Bombardier is a train wreck of back-ordered stock on a track to disaster. For years we’ve been enduring the ongoing saga of mismanagement, government bailouts, law suits and failure to deliver. They’re being sued by the cities of London, England and Berlin for failure to deliver public transit vehicles on schedule. Toronto Transit Commission is at their wits’ end trying to get delivery of long overdue streetcars and could face similar difficulties with future transit vehicle deliveries. Yet Bombardier keeps accepting new orders because buyers seem to have nowhere else to turn.
Well, dear readers, I have the solution. We did it during World War II and it could work again.
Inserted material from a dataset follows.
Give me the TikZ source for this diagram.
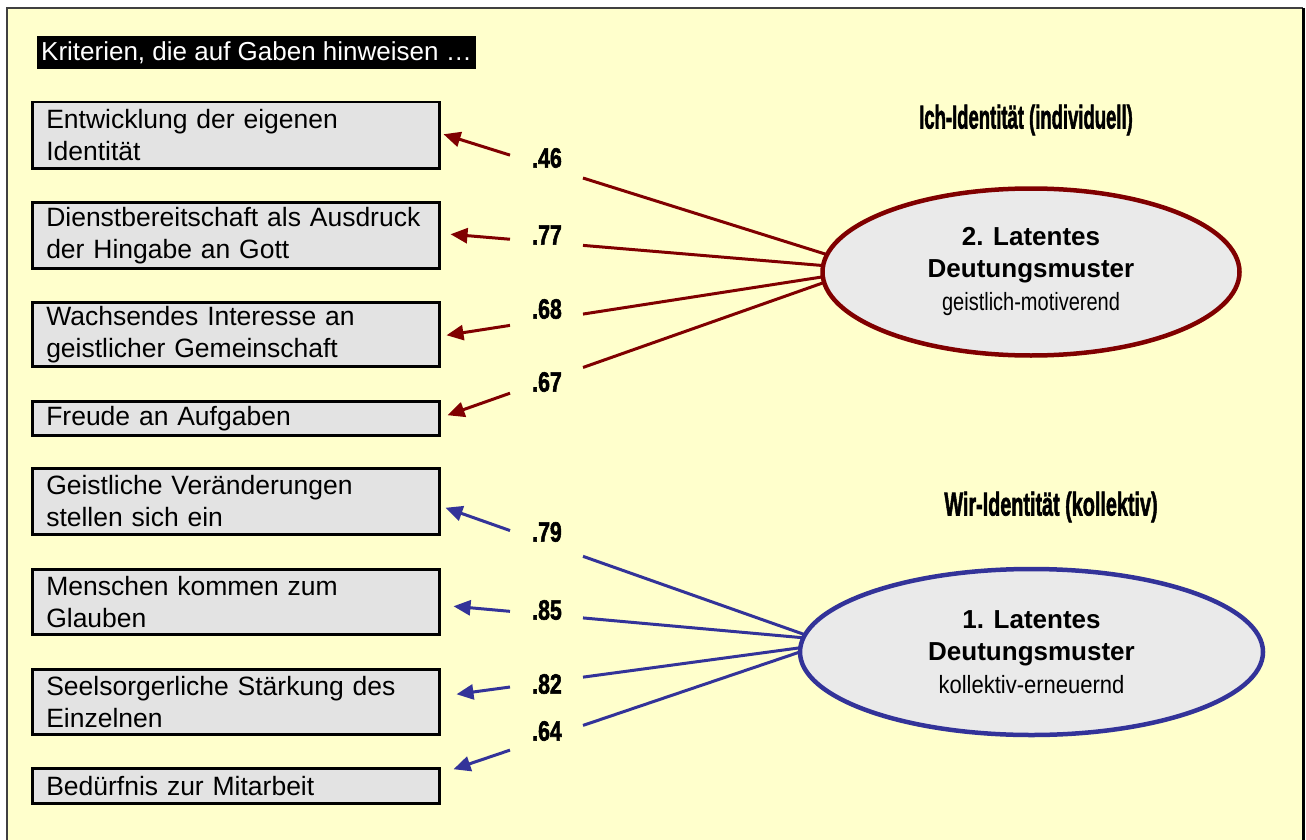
\documentclass[tikz,border=0pt]{standalone}
\usepackage{fontspec}
\setmainfont{Liberation Sans}
\newfontfamily\heavyfont{Liberation Sans Bold}[FakeBold=2.2]
\usepackage{graphicx}
\usetikzlibrary{shapes.geometric,arrows.meta,calc}
\definecolor{bgyellow}{HTML}{FFFFCC}
\definecolor{boxgray}{HTML}{E3E3E3}
\definecolor{ellgray}{HTML}{EAEAEA}
\definecolor{darkred}{HTML}{800000}
\definecolor{darkblue}{HTML}{333399}
\pgfdeclarelayer{back}
\pgfdeclarelayer{links}
\pgfsetlayers{back,links,main}
% line from #2 to #3 with a gap between x=510 and x=583 for the label
\newcommand\gapline[3]{%
  \draw[#1] let \p1=(#2), \p2=(#3),
    \n1={scalar((\x1-583pt)/(\x1-\x2))}, \n2={scalar((\x1-510pt)/(\x1-\x2))} in
    (\p1) -- ($(\p1)!\n1!(\p2)$) ($(\p1)!\n2!(\p2)$) -- (\p2);}
\begin{document}
\begin{tikzpicture}[x=1pt,y=-1pt,
  crit/.style={draw=black, line width=2.5pt, fill=boxgray, anchor=north west,
    inner xsep=14pt, inner ysep=0pt, text width=379pt, align=left,
    font=\fontsize{26.5}{32}\selectfont},
  twoline/.style={crit, minimum height=66pt},
  oneline/.style={crit, minimum height=34pt},
  latent/.style={ellipse, line width=4.5pt, fill=ellgray, align=center,
    font=\fontsize{26}{32}\selectfont\bfseries},
  lbl/.style={font=\fontsize{28}{28}\selectfont\heavyfont, inner sep=0pt},
  hdr/.style={font=\fontsize{33}{33}\selectfont\heavyfont, inner sep=0pt},
  redlink/.style={draw=darkred, line width=3pt, -{Triangle[length=17pt,width=15pt]}},
  bluelink/.style={draw=darkblue, line width=3pt, -{Triangle[length=17pt,width=15pt]}},
]
\useasboundingbox (0,0) rectangle (1306,840);
\begin{pgfonlayer}{back}
  \fill[white] (0,0) rectangle (1306,840);
  \fill[bgyellow] (7,8) rectangle (1303,840);
  \draw[line width=1.5pt, draw=black!75] (7,840) -- (7,8) -- (1303,8);
  \draw[line width=3pt] (1303.5,8) -- (1303.5,840);
\end{pgfonlayer}

% title
\node[fill=black, text=white, anchor=west, inner xsep=4pt, inner ysep=0pt,
  minimum height=33pt, font=\fontsize{26}{32}\selectfont] (title) at (37,52.5)
  {Kriterien, die auf Gaben hinweisen …};

% criteria boxes
\node[twoline] (b1) at (31,101) {Entwicklung der eigenen\\Identität};
\node[twoline] (b2) at (31,201) {Dienstbereitschaft als Ausdruck\\der Hingabe an Gott};
\node[twoline, minimum height=64pt] (b3) at (31,301) {Wachsendes Interesse an\\geistlicher Gemeinschaft};
\node[oneline] (b4) at (31,400) {Freude an Aufgaben};
\node[twoline] (b5) at (31,467) {Geistliche Veränderungen\\stellen sich ein};
\node[twoline, minimum height=65pt] (b6) at (31,568) {Menschen kommen zum\\Glauben};
\node[twoline, minimum height=65pt] (b7) at (31,668) {Seelsorgerliche Stärkung des\\Einzelnen};
\node[oneline, minimum height=35pt] (b8) at (31,767) {Bedürfnis zur Mitarbeit};

% headers
\node[hdr] (h2) at (1026,120) {\scalebox{0.56}[1]{Ich-Identität (individuell)}};
\node[hdr] (h1) at (1051,507) {\scalebox{0.6}[1]{Wir-Identität (kollektiv)}};

% latent ellipses
\node[latent, draw=darkred, minimum width=417pt, minimum height=167pt] (e2) at (1031,272)
  {2. Latentes\\Deutungsmuster\\[1pt]{\mdseries\fontsize{25}{30}\selectfont\scalebox{0.8}[1]{geistlich-motiverend}}};
\node[latent, draw=darkblue, minimum width=463pt, minimum height=166pt] (e1) at (1031.5,652)
  {1. Latentes\\Deutungsmuster\\[1pt]{\mdseries\fontsize{25}{30}\selectfont\scalebox{0.88}[1]{kollektiv-erneuernd}}};

% labels
\node[lbl] (l1) at (547,158) {\scalebox{0.76}[1]{.46}};
\node[lbl] (l2) at (547,235) {\scalebox{0.76}[1]{.77}};
\node[lbl] (l3) at (547,309) {\scalebox{0.76}[1]{.68}};
\node[lbl] (l4) at (547,382) {\scalebox{0.76}[1]{.67}};
\node[lbl] (l5) at (547,532) {\scalebox{0.76}[1]{.79}};
\node[lbl] (l6) at (547,610) {\scalebox{0.76}[1]{.85}};
\node[lbl] (l7) at (547,684) {\scalebox{0.76}[1]{.82}};
\node[lbl] (l8) at (547,731) {\scalebox{0.76}[1]{.64}};

% attachment coordinates
\coordinate (r1) at ($(e2.west)+(8,-17)$);
\coordinate (r2) at ($(e2.west)+(8,-6)$);
\coordinate (r3) at ($(e2.west)+(8,4)$);
\coordinate (r4) at ($(e2.west)+(8,9)$);
\coordinate (u1) at ($(e1.west)+(8,-17)$);
\coordinate (u2) at ($(e1.west)+(8,-14)$);
\coordinate (u3) at ($(e1.west)+(8,-5)$);
\coordinate (u4) at ($(e1.west)+(8,-2)$);
\coordinate (t1) at ($(b1.east)+(3,-1)$);
\coordinate (t2) at ($(b2.east)+(10,-1)$);
\coordinate (t3) at ($(b3.east)+(6,1)$);
\coordinate (t4) at ($(b4.east)+(7,-3)$);
\coordinate (t5) at ($(b5.east)+(5,6.5)$);
\coordinate (t6) at ($(b6.east)+(13,4.5)$);
\coordinate (t7) at ($(b7.east)+(16,-7.5)$);
\coordinate (t8) at ($(b8.east)+(13,-16.5)$);

\begin{pgfonlayer}{links}
  \gapline{redlink}{r1}{t1}
  \gapline{redlink}{r2}{t2}
  \gapline{redlink}{r3}{t3}
  \gapline{redlink}{r4}{t4}
  \gapline{bluelink}{u1}{t5}
  \gapline{bluelink}{u2}{t6}
  \gapline{bluelink}{u3}{t7}
  \gapline{bluelink}{u4}{t8}
\end{pgfonlayer}
\end{tikzpicture}
\end{document}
Re-open the General Motors and Ford plants throughout southern Ontario that closed when manufacturing jobs went south, and tool them up to build streetcars, trains and other heavy industrial mass-transit vehicles. Get Oshawa, Windsor, Talbotville and other automotive plants making streetcars and trains. If Bombardier can’t do the job, then give the work to those who can.
I’m sick to death of hearing about the incompetency of Bombardier and failure to meet their obligations when half of Oshawa is collecting employment insurance benefits and would love to be back to work. If automotive plants could switch to making tanks and fighter planes during the Second World War, I’m confident Canadian ingenuity could make it happen again for trains and streetcars.
Throwing more money at Bombardier in government bailouts has proven to be a bottomless money pit. The company is poorly managed and despite their continuous unfulfilled promises they have no viable plan for turning things around. And now Delta has given them an order for new C-Class planes. Good luck Delta.
Here’s the solution. Set up a conference call or better still, a meeting at Tim Hortons somewhere along Highway 401, between the automotive execs, the UAW, the Quebec and Ontario Government Ministers of Economic Development and Bombardier and let’s get this show on the road. I’ll buy the Tim-bits if it helps sweeten the pot. Time’s a’wastin’ and jobs are waiting. I’d be happy to facilitate. Just call me.